▶ **TASK DESCRIPTION**:
Find the lines containing "page" and say how many there are, with no other words.
— start RECORDED INFORMATION —
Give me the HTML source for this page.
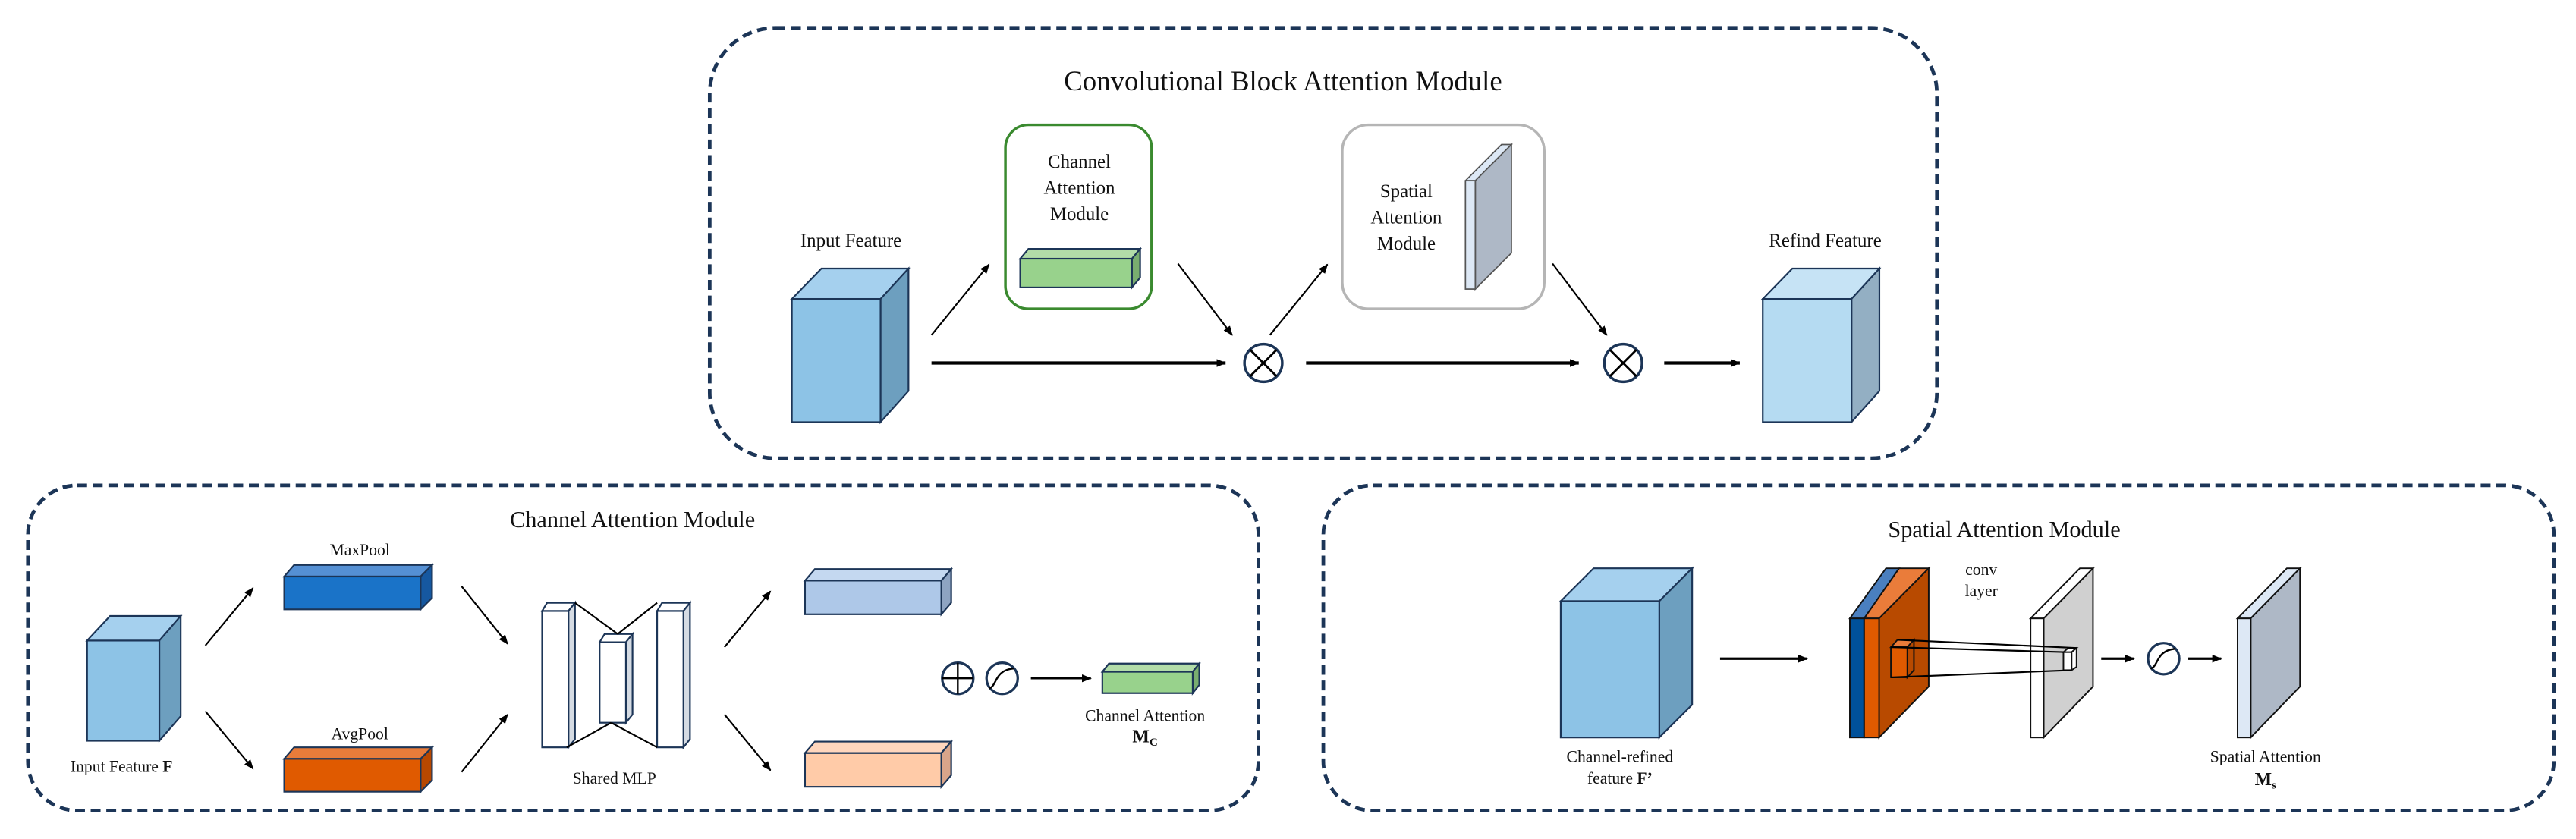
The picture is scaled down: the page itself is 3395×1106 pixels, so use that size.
<!DOCTYPE html>
<html><head><meta charset="utf-8"><style>
html,body{margin:0;padding:0;background:#fff;}
svg{display:block;}
text{font-family:"Liberation Serif",serif;fill:#111;}
</style></head><body>
<svg width="3395" height="1106" viewBox="0 0 1568 510.8" preserveAspectRatio="none" xmlns="http://www.w3.org/2000/svg">
<defs>
<marker id="ah" viewBox="0 0 10 10" refX="9" refY="5" markerWidth="6" markerHeight="6" orient="auto" markerUnits="userSpaceOnUse"><path d="M0,1 L10,5 L0,9 z" fill="#000"/></marker>
</defs>
<g fill="none" stroke="#1c3557" stroke-width="2.2" stroke-dasharray="6 3.5">
<rect x="432" y="17" width="747" height="262" rx="40"/>
<rect x="17" y="295.5" width="749" height="198" rx="30"/>
<rect x="805.5" y="295.5" width="749" height="198" rx="30"/>
</g>

<!-- Top -->
<text x="781" y="55" font-size="17" text-anchor="middle">Convolutional Block Attention Module</text>
<text x="518" y="150" font-size="11.5" text-anchor="middle">Input Feature</text>
<g stroke="#1c3557" stroke-width="1">
<polygon points="482,182 500,163.5 553,163.5 536,182" fill="#a5d0ee"/>
<polygon points="536,182 553,163.5 553,238 536,257" fill="#6d9fbf"/>
<rect x="482" y="182" width="54" height="75" fill="#8dc3e6"/>
</g>
<rect x="612" y="76" width="89" height="112" rx="14" fill="#fff" stroke="#3a8a2f" stroke-width="1.6"/>
<text font-size="11.5" text-anchor="middle"><tspan x="657" y="102">Channel</tspan><tspan x="657" y="118">Attention</tspan><tspan x="657" y="134">Module</tspan></text>
<g stroke="#1c3557" stroke-width="1">
<polygon points="621,157.5 626,151.5 694,151.5 689,157.5" fill="#b2dca8"/>
<polygon points="689,157.5 694,151.5 694,169 689,175" fill="#79ad6f"/>
<rect x="621" y="157.5" width="68" height="17.5" fill="#98d28c"/>
</g>
<rect x="817" y="76" width="123" height="112" rx="16" fill="#fff" stroke="#b5b5b5" stroke-width="1.6"/>
<text font-size="11.5" text-anchor="middle"><tspan x="856" y="120">Spatial</tspan><tspan x="856" y="136">Attention</tspan><tspan x="856" y="152">Module</tspan></text>
<g stroke="#555" stroke-width="0.8">
<polygon points="892,110 914,88 920,88 898,110" fill="#dde8f5"/>
<polygon points="898,110 920,88 920,154 898,176" fill="#aeb8c6"/>
<rect x="892" y="110" width="6" height="66" fill="#dde8f5"/>
</g>
<text x="1111" y="150" font-size="11.5" text-anchor="middle">Refind Feature</text>
<g stroke="#1c3557" stroke-width="1">
<polygon points="1073,182 1091,163.5 1144,163.5 1127,182" fill="#c6e3f5"/>
<polygon points="1127,182 1144,163.5 1144,238 1127,257" fill="#93afc3"/>
<rect x="1073" y="182" width="54" height="75" fill="#b5dbf2"/>
</g>
<g stroke="#000" stroke-width="1" marker-end="url(#ah)">
<line x1="567" y1="204" x2="602" y2="161"/>
<line x1="717" y1="160.5" x2="750" y2="204"/>
<line x1="773" y1="204" x2="808" y2="161"/>
<line x1="945" y1="160.5" x2="978" y2="204"/>
</g>
<g stroke="#000" stroke-width="2" marker-end="url(#ah)">
<line x1="567" y1="221" x2="746" y2="221"/>
<line x1="795" y1="221" x2="961" y2="221"/>
<line x1="1013" y1="221" x2="1059" y2="221"/>
</g>
<g fill="#fff" stroke="#1c3557" stroke-width="1.6">
<circle cx="769" cy="221" r="11.5"/><circle cx="988" cy="221" r="11.5"/>
</g>
<g stroke="#000" stroke-width="1.3">
<line x1="761" y1="213" x2="777" y2="229"/><line x1="777" y1="213" x2="761" y2="229"/>
<line x1="980" y1="213" x2="996" y2="229"/><line x1="996" y1="213" x2="980" y2="229"/>
</g>

<!-- Bottom left -->
<text x="385" y="321" font-size="14" text-anchor="middle">Channel Attention Module</text>
<g stroke="#1c3557" stroke-width="1">
<polygon points="53,390 67,375 110,375 97,390" fill="#a5d0ee"/>
<polygon points="97,390 110,375 110,436 97,451" fill="#6d9fbf"/>
<rect x="53" y="390" width="44" height="61" fill="#8dc3e6"/>
</g>
<text x="74" y="470" font-size="10" text-anchor="middle">Input Feature <tspan font-weight="bold">F</tspan></text>
<text x="219" y="338" font-size="10" text-anchor="middle">MaxPool</text>
<g stroke="#1c3557" stroke-width="1">
<polygon points="173,351 179,344 263,344 256,351" fill="#5590d4"/>
<polygon points="256,351 263,344 263,364 256,371" fill="#1658a0"/>
<rect x="173" y="351" width="83" height="20" fill="#1a73c8"/>
</g>
<text x="219" y="450" font-size="10" text-anchor="middle">AvgPool</text>
<g stroke="#1c3557" stroke-width="1">
<polygon points="173,462 179,455 263,455 256,462" fill="#e87c3a"/>
<polygon points="256,462 263,455 263,475 256,482" fill="#b84800"/>
<rect x="173" y="462" width="83" height="20" fill="#e05a00"/>
</g>
<g stroke="#000" stroke-width="1" marker-end="url(#ah)">
<line x1="125" y1="393" x2="154" y2="358"/>
<line x1="125" y1="433" x2="154" y2="468"/>
<line x1="281" y1="357" x2="309" y2="392"/>
<line x1="281" y1="470" x2="309" y2="435"/>
<line x1="441" y1="394" x2="469" y2="360"/>
<line x1="441" y1="435" x2="469" y2="469"/>
</g>
<!-- MLP -->
<g stroke="#1c3557" stroke-width="1">
<polygon points="330,372 333,367 350,367 346,372" fill="#fff"/>
<polygon points="346,372 350,367 350,450 346,455" fill="#d5dbe3"/>
<rect x="330" y="372" width="16" height="83" fill="#fff"/>
<polygon points="365,391 368,386 385,386 381,391" fill="#fff"/>
<polygon points="381,391 385,386 385,435 381,440" fill="#d5dbe3"/>
<rect x="365" y="391" width="16" height="49" fill="#fff"/>
<polygon points="400,372 403,367 420,367 416,372" fill="#fff"/>
<polygon points="416,372 420,367 420,450 416,455" fill="#d5dbe3"/>
<rect x="400" y="372" width="16" height="83" fill="#fff"/>
</g>
<g stroke="#000" stroke-width="1">
<line x1="350" y1="367" x2="376" y2="386"/><line x1="400" y1="367" x2="376" y2="386"/>
<line x1="345" y1="455" x2="372" y2="440"/><line x1="400" y1="455" x2="372" y2="440"/>
</g>
<text x="374" y="477" font-size="10" text-anchor="middle">Shared MLP</text>
<g stroke="#1c3557" stroke-width="1">
<polygon points="490,353.5 496,346.5 579,346.5 573,353.5" fill="#c4d8f0"/>
<polygon points="573,353.5 579,346.5 579,367 573,374" fill="#8ea4c2"/>
<rect x="490" y="353.5" width="83" height="20.5" fill="#aec8e8"/>
<polygon points="490,458.5 496,451.5 579,451.5 573,458.5" fill="#ffd6bd"/>
<polygon points="573,458.5 579,451.5 579,472 573,479" fill="#d9a58a"/>
<rect x="490" y="458.5" width="83" height="20.5" fill="#ffcba8"/>
</g>
<g fill="#fff" stroke="#1c3557" stroke-width="1.5">
<circle cx="583" cy="413" r="9.5"/><circle cx="610" cy="413" r="9.5"/>
</g>
<g stroke="#000" stroke-width="1.1" fill="none">
<line x1="573.5" y1="413" x2="592.5" y2="413"/><line x1="583" y1="403.5" x2="583" y2="422.5"/>
<path d="M602,419 C607,418 605,408 617,407"/>
</g>
<line x1="627.5" y1="413" x2="664" y2="413" stroke="#000" stroke-width="1.2" marker-end="url(#ah)"/>
<g stroke="#1c3557" stroke-width="1">
<polygon points="671,409 675,404 730,404 726,409" fill="#b2dca8"/>
<polygon points="726,409 730,404 730,417 726,422" fill="#79ad6f"/>
<rect x="671" y="409" width="55" height="13" fill="#98d28c"/>
</g>
<text x="697" y="439" font-size="10" text-anchor="middle">Channel Attention</text>
<text x="697" y="452" font-size="11" text-anchor="middle" font-weight="bold">M<tspan font-size="7" dy="2">C</tspan></text>

<!-- Bottom right -->
<text x="1220" y="327" font-size="14" text-anchor="middle">Spatial Attention Module</text>
<g stroke="#1c3557" stroke-width="1">
<polygon points="950,366 970,346 1030,346 1010,366" fill="#a5d0ee"/>
<polygon points="1010,366 1030,346 1030,429 1010,449" fill="#6d9fbf"/>
<rect x="950" y="366" width="60" height="83" fill="#8dc3e6"/>
</g>
<text font-size="10" text-anchor="middle"><tspan x="986" y="464">Channel-refined</tspan><tspan x="986" y="477">feature <tspan font-weight="bold">F’</tspan></tspan></text>
<line x1="1047" y1="401" x2="1100" y2="401" stroke="#000" stroke-width="1.5" marker-end="url(#ah)"/>
<g stroke="#111" stroke-width="0.9">
<polygon points="1126,376.5 1148,346 1156,346 1134.7,376.5" fill="#4a7fbf"/>
<polygon points="1134.7,376.5 1156,346 1174,346 1143.8,376.5" fill="#ea7c3a"/>
<polygon points="1143.8,376.5 1174,346 1174,418 1143.8,449" fill="#b84a00"/>
<rect x="1126" y="376.5" width="8.7" height="72.5" fill="#00519a"/>
<rect x="1134.7" y="376.5" width="9.1" height="72.5" fill="#e05a00"/>
<polygon points="1236,376.5 1266,346 1274,346 1244,376.5" fill="#fff"/>
<polygon points="1244,376.5 1274,346 1274,418 1244,449" fill="#d0d0d0"/>
<rect x="1236" y="376.5" width="8" height="72.5" fill="#fff"/>
</g>
<g stroke="#111" stroke-width="0.9">
<polygon points="1151,394 1155,389.5 1165,389.5 1161,394" fill="#ea7c3a"/>
<polygon points="1161,394 1165,389.5 1165,408 1161,412.4" fill="#b84a00"/>
<rect x="1151" y="394" width="10" height="18.4" fill="#e05a00"/>
<rect x="1256" y="397" width="5" height="11" fill="#fff"/>
<polygon points="1256,397 1259,394.5 1264,394.5 1261,397" fill="#fff"/>
<polygon points="1261,397 1264,394.5 1264,406 1261,408" fill="#fff"/>
</g>
<g stroke="#000" stroke-width="1" fill="none">
<line x1="1155" y1="389.5" x2="1264" y2="394.5"/>
<line x1="1151" y1="394" x2="1256" y2="397"/>
<line x1="1151" y1="412.4" x2="1261" y2="408"/>
</g>
<text font-size="10" text-anchor="middle"><tspan x="1206" y="350">conv</tspan><tspan x="1206" y="363">layer</tspan></text>
<line x1="1279" y1="401" x2="1299" y2="401" stroke="#000" stroke-width="1.5" marker-end="url(#ah)"/>
<circle cx="1317" cy="401" r="9.5" fill="#fff" stroke="#1c3557" stroke-width="1.5"/>
<path d="M1309,407 C1314,406 1312,396 1324,395" fill="none" stroke="#000" stroke-width="1.1"/>
<line x1="1332" y1="401" x2="1352" y2="401" stroke="#000" stroke-width="1.5" marker-end="url(#ah)"/>
<g stroke="#111" stroke-width="0.9">
<polygon points="1362,376.5 1392,346 1400,346 1370,376.5" fill="#dde8f5"/>
<polygon points="1370,376.5 1400,346 1400,418 1370,449" fill="#aeb8c6"/>
<rect x="1362" y="376.5" width="8" height="72.5" fill="#dde8f5"/>
</g>
<text x="1379" y="464" font-size="10" text-anchor="middle">Spatial Attention</text>
<text x="1379" y="478" font-size="11" text-anchor="middle" font-weight="bold">M<tspan font-size="7" dy="2">s</tspan></text>
</svg>
</body></html>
— end RECORDED INFORMATION —
▶ **THE COMPLETED TASK**:
2